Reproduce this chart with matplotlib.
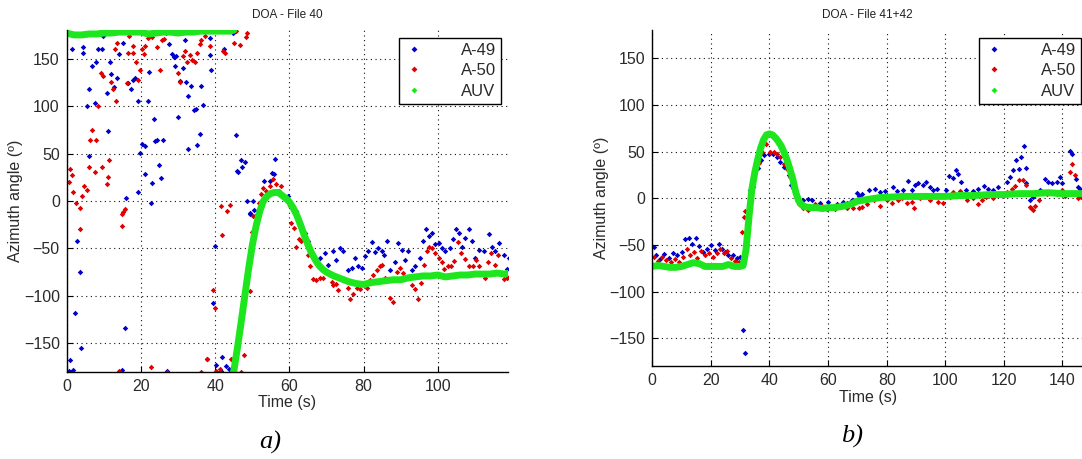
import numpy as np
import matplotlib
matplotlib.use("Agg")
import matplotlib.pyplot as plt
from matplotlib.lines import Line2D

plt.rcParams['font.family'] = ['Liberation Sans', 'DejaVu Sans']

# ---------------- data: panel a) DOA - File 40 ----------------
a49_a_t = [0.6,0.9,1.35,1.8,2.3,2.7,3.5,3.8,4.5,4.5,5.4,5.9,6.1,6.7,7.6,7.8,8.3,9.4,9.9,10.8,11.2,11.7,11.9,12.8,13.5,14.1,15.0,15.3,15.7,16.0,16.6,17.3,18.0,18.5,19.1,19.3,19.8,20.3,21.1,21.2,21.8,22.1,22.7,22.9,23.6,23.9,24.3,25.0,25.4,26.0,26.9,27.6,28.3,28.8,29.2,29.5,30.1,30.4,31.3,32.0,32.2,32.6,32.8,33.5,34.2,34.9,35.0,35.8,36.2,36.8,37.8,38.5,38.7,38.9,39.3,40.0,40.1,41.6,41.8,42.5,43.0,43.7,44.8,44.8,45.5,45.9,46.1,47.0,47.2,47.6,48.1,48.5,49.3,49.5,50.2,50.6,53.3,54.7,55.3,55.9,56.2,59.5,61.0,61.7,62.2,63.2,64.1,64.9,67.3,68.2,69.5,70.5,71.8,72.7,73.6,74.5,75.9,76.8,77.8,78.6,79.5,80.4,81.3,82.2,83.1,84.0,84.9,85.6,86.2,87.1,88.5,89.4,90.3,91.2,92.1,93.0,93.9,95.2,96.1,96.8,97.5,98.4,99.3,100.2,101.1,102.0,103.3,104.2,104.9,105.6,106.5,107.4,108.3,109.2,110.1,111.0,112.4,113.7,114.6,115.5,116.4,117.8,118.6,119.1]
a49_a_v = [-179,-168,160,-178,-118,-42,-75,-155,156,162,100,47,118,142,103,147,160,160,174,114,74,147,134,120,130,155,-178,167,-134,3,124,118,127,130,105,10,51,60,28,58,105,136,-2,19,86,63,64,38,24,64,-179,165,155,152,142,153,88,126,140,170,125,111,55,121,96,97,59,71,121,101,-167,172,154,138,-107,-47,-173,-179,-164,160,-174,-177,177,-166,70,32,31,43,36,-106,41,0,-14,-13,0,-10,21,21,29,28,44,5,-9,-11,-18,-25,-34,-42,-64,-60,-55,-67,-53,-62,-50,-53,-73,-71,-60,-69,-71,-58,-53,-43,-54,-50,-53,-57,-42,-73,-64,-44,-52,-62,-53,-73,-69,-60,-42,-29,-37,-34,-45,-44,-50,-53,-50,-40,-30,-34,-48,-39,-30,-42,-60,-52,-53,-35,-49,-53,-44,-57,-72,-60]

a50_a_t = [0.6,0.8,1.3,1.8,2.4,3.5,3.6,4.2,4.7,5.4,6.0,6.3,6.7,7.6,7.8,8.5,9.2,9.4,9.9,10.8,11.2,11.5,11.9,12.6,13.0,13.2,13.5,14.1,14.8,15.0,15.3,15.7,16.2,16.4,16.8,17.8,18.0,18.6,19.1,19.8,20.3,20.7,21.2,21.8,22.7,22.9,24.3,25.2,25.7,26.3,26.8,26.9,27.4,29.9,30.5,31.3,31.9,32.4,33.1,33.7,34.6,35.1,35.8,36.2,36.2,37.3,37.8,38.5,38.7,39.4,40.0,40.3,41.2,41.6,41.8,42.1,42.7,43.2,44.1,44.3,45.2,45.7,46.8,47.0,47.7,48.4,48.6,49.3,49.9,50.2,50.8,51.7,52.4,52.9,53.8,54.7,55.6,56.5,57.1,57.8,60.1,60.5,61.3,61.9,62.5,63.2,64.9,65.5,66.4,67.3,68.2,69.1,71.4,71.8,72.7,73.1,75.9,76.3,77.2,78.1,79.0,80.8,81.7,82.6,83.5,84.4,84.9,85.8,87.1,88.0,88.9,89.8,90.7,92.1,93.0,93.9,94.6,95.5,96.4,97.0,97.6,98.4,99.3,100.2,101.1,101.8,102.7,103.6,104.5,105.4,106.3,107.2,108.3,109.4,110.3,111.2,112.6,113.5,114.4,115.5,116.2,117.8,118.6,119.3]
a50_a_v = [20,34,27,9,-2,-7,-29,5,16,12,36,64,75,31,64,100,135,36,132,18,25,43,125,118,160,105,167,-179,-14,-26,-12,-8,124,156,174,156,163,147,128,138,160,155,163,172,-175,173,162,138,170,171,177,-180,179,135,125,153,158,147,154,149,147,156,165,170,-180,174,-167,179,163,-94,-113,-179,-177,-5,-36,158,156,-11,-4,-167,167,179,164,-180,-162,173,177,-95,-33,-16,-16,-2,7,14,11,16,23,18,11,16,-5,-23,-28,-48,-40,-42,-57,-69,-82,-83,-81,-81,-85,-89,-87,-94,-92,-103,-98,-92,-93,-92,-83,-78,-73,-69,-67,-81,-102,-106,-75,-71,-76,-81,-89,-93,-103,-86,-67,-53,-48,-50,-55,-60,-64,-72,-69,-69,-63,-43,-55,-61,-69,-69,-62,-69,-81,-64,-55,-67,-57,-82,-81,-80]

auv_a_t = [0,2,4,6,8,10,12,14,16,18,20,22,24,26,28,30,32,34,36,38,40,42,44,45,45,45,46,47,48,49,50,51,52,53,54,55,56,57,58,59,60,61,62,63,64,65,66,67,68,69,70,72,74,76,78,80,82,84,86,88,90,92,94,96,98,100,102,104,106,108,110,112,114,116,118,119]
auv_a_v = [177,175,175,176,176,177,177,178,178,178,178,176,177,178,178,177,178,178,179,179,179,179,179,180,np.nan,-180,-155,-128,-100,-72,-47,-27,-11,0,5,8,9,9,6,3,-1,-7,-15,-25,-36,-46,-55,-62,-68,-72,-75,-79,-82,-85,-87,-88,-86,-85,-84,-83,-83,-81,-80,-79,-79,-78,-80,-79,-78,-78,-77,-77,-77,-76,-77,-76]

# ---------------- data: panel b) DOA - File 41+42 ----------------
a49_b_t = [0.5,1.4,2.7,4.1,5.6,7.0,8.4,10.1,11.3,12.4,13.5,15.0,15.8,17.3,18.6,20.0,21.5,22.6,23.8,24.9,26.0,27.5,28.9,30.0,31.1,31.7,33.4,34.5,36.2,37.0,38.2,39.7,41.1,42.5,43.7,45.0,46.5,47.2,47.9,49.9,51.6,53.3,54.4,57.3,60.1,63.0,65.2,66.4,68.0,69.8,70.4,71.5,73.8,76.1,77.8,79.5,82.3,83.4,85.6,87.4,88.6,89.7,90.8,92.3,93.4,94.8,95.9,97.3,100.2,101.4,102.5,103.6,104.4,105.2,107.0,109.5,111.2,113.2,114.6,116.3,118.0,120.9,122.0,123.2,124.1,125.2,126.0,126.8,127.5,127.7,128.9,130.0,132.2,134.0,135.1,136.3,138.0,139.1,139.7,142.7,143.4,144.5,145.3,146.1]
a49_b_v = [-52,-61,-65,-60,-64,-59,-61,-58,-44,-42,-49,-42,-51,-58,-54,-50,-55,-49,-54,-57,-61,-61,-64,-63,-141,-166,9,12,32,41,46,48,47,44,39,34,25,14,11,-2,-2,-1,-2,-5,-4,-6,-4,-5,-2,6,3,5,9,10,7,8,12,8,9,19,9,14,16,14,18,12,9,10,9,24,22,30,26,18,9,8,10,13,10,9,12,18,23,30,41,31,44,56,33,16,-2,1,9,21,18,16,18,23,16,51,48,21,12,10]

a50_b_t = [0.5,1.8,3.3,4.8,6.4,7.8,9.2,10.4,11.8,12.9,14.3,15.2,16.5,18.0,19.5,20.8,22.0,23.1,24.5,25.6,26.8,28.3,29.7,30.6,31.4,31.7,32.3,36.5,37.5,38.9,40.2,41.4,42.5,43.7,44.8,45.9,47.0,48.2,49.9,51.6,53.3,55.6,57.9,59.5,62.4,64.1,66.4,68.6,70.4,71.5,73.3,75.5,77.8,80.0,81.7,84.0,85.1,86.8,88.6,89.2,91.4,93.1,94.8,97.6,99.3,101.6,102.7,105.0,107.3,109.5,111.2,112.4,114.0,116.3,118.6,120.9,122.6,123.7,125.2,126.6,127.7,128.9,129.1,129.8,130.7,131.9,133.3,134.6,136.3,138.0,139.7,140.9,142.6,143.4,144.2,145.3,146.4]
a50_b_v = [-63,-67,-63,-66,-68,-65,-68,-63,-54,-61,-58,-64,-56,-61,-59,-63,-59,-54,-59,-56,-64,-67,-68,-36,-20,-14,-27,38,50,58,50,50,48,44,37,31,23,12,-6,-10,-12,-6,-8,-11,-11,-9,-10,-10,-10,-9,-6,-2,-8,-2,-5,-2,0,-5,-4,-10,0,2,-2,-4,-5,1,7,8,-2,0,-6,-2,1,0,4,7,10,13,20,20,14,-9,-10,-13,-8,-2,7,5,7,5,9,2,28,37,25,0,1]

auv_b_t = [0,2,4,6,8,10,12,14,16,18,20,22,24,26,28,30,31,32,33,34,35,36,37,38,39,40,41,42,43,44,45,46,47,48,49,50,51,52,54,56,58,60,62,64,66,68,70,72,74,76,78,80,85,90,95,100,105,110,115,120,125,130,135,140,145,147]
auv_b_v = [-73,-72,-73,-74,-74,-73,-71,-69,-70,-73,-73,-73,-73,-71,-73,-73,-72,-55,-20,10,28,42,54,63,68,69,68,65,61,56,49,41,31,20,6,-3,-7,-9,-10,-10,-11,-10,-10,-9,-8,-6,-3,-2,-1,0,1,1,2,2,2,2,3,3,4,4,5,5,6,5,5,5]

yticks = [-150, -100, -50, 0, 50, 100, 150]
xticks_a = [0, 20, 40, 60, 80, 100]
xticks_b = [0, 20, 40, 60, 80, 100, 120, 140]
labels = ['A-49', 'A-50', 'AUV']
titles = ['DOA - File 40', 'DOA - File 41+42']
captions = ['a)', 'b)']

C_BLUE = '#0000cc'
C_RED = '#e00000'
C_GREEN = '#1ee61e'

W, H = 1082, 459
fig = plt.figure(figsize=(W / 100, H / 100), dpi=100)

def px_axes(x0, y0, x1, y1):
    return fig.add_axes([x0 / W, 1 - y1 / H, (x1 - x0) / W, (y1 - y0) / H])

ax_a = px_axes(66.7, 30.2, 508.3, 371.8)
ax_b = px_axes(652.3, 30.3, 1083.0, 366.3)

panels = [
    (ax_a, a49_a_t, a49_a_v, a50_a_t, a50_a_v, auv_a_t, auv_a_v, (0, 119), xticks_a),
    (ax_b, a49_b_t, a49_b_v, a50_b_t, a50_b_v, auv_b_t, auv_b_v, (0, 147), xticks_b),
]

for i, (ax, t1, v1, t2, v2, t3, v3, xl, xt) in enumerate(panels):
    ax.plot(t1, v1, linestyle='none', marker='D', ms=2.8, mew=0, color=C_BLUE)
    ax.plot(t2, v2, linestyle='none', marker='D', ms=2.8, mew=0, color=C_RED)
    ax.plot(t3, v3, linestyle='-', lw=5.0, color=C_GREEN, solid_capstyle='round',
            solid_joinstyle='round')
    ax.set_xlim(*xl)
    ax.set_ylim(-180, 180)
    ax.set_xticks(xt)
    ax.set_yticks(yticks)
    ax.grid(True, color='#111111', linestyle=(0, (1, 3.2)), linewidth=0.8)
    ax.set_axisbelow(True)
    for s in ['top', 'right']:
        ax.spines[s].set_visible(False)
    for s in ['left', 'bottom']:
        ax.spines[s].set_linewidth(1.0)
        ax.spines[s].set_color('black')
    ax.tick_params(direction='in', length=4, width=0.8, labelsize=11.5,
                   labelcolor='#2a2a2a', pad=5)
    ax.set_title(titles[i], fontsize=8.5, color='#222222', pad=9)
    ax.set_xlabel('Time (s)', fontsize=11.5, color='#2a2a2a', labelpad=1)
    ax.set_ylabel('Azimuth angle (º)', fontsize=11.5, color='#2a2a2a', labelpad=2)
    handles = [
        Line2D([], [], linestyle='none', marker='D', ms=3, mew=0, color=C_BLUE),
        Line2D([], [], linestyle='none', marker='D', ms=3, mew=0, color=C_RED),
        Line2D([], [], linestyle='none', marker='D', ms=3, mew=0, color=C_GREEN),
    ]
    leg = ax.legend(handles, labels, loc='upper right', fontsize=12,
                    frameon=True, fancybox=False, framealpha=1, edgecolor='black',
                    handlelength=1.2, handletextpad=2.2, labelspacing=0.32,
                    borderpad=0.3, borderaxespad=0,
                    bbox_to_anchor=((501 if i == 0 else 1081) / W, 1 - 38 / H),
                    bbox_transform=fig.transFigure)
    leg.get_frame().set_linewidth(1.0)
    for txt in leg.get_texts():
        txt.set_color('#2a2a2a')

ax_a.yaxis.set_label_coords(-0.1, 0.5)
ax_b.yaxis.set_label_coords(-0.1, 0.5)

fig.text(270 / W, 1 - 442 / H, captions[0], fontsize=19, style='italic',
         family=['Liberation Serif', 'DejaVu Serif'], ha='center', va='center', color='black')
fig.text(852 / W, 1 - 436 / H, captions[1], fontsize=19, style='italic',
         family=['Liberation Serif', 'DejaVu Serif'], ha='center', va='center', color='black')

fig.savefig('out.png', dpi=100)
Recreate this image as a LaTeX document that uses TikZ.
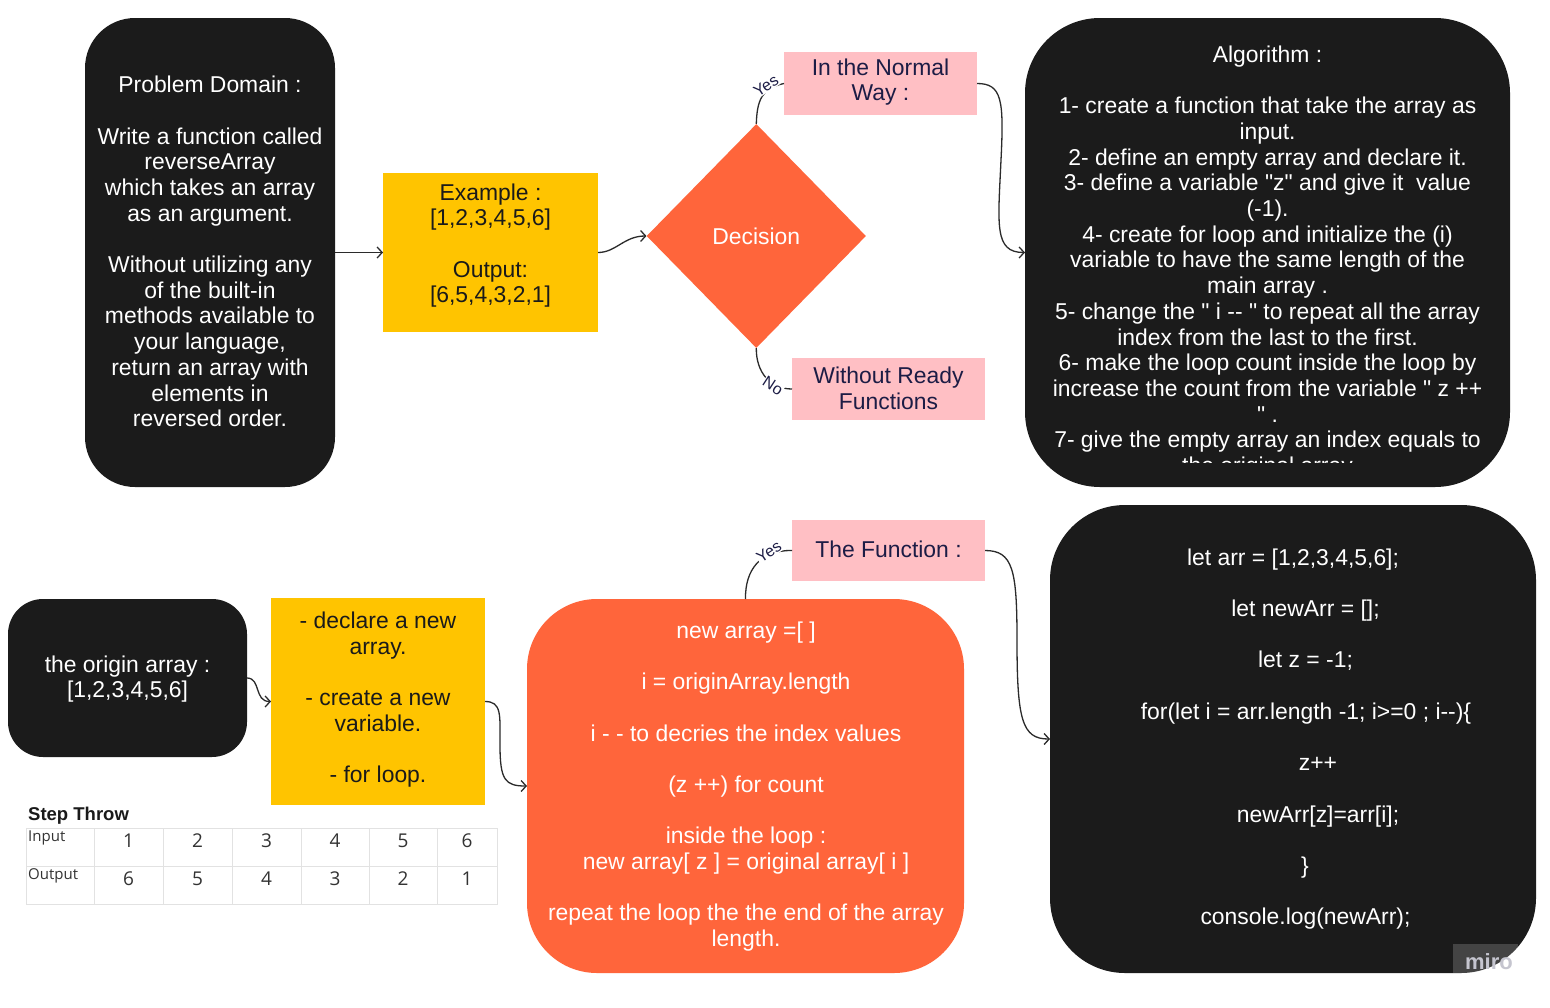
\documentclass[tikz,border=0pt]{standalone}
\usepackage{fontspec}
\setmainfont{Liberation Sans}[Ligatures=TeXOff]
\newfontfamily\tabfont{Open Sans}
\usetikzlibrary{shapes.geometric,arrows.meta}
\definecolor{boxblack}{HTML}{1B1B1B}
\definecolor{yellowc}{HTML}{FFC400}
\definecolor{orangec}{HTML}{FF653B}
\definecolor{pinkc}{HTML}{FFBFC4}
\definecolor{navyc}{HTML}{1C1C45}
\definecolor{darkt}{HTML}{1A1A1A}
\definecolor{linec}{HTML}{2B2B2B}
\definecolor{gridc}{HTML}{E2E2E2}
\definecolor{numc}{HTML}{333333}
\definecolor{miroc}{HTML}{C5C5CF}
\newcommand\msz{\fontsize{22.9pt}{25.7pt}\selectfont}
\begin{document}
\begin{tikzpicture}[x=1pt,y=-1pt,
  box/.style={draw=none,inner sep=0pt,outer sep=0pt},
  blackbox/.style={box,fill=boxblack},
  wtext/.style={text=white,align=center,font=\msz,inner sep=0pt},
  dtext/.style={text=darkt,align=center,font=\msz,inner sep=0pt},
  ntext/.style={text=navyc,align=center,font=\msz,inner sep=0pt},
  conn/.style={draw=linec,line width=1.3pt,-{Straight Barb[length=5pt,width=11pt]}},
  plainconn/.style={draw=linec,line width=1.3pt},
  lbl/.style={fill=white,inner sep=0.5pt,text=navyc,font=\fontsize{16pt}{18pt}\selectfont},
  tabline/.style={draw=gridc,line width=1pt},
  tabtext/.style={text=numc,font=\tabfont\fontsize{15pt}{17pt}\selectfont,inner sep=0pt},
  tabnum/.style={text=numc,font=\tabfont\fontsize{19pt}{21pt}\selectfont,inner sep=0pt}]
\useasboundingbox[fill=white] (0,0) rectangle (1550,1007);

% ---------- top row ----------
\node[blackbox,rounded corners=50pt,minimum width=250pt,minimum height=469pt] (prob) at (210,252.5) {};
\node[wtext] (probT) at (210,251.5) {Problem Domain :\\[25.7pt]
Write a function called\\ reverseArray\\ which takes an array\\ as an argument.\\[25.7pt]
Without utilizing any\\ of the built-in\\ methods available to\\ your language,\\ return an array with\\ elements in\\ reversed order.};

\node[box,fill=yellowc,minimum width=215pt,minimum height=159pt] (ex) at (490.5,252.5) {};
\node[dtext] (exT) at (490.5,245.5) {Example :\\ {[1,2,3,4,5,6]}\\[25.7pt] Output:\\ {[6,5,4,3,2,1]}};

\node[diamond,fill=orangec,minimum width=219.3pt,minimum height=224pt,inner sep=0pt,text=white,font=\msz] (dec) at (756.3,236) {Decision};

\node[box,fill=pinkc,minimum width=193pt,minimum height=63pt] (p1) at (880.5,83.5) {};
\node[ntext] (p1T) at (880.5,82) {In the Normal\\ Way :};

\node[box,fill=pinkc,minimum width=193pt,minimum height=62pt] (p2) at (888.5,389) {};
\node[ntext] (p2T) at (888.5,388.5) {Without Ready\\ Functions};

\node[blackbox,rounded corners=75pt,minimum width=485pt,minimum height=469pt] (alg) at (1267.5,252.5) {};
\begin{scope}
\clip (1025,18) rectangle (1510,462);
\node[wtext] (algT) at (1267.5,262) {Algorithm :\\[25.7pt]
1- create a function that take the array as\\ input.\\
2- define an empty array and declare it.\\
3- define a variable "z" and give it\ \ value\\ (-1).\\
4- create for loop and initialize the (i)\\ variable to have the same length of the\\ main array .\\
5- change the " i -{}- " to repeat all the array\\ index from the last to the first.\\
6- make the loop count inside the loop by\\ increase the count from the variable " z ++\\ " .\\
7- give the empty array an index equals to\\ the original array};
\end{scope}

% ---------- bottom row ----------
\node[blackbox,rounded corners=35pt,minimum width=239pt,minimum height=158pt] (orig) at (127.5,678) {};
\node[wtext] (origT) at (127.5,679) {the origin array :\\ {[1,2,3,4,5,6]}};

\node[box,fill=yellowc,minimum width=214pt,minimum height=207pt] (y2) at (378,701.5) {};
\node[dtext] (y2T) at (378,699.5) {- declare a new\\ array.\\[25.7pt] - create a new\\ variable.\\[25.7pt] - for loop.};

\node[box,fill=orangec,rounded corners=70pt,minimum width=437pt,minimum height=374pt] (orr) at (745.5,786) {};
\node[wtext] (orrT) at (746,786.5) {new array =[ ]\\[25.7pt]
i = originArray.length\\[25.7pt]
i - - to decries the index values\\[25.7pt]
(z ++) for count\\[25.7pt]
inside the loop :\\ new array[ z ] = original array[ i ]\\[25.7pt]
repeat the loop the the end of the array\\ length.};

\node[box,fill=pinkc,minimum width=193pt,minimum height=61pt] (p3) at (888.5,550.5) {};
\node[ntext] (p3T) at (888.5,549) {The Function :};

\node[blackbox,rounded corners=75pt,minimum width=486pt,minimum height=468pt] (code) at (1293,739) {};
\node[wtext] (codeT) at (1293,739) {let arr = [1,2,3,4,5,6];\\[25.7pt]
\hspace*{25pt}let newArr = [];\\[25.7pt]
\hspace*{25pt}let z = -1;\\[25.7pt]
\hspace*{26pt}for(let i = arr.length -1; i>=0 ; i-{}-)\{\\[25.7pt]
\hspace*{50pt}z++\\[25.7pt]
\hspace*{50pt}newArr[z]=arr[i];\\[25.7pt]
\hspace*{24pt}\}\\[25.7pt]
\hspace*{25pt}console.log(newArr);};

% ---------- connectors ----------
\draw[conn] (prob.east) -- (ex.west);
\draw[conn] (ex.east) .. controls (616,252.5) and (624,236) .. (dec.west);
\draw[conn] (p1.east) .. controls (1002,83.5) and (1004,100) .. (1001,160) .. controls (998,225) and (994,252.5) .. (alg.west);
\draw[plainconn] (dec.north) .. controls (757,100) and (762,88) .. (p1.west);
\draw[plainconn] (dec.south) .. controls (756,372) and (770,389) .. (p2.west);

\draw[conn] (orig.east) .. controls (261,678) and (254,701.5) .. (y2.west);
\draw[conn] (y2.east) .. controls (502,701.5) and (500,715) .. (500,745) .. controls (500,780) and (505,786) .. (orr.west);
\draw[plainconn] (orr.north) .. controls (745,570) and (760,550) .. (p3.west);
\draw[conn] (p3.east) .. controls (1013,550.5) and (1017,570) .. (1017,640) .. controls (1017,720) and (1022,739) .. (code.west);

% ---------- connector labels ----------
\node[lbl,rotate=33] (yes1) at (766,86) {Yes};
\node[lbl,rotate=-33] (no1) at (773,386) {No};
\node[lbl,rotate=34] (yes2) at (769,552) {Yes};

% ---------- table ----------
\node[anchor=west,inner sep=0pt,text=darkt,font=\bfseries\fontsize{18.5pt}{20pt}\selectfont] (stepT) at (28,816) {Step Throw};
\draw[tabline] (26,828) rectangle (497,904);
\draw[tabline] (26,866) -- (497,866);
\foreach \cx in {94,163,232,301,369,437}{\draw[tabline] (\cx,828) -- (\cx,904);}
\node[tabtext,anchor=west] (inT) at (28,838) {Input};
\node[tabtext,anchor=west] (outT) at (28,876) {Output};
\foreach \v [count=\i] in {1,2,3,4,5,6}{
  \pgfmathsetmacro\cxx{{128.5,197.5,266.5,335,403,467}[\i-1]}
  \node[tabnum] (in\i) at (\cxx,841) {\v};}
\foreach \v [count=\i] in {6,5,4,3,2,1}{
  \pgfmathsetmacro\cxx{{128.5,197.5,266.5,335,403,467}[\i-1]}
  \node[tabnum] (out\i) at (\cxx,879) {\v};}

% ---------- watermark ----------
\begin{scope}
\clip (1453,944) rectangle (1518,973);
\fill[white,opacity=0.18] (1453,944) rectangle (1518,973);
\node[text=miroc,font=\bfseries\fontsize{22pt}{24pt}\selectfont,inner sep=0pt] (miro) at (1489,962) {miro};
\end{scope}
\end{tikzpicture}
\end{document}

======

WHAT TO DO:
Everything from the first line to the line with "plt.rcParams['font.family'] = ['Liberation" must be repeated exactly, and nothing else. Leave the pictures out.

EXPECTED ANSWER:
Reproduce this chart with matplotlib.
import numpy as np
import matplotlib
matplotlib.use("Agg")
import matplotlib.pyplot as plt
from matplotlib.lines import Line2D

plt.rcParams['font.family'] = ['Liberation Sans', 'DejaVu Sans']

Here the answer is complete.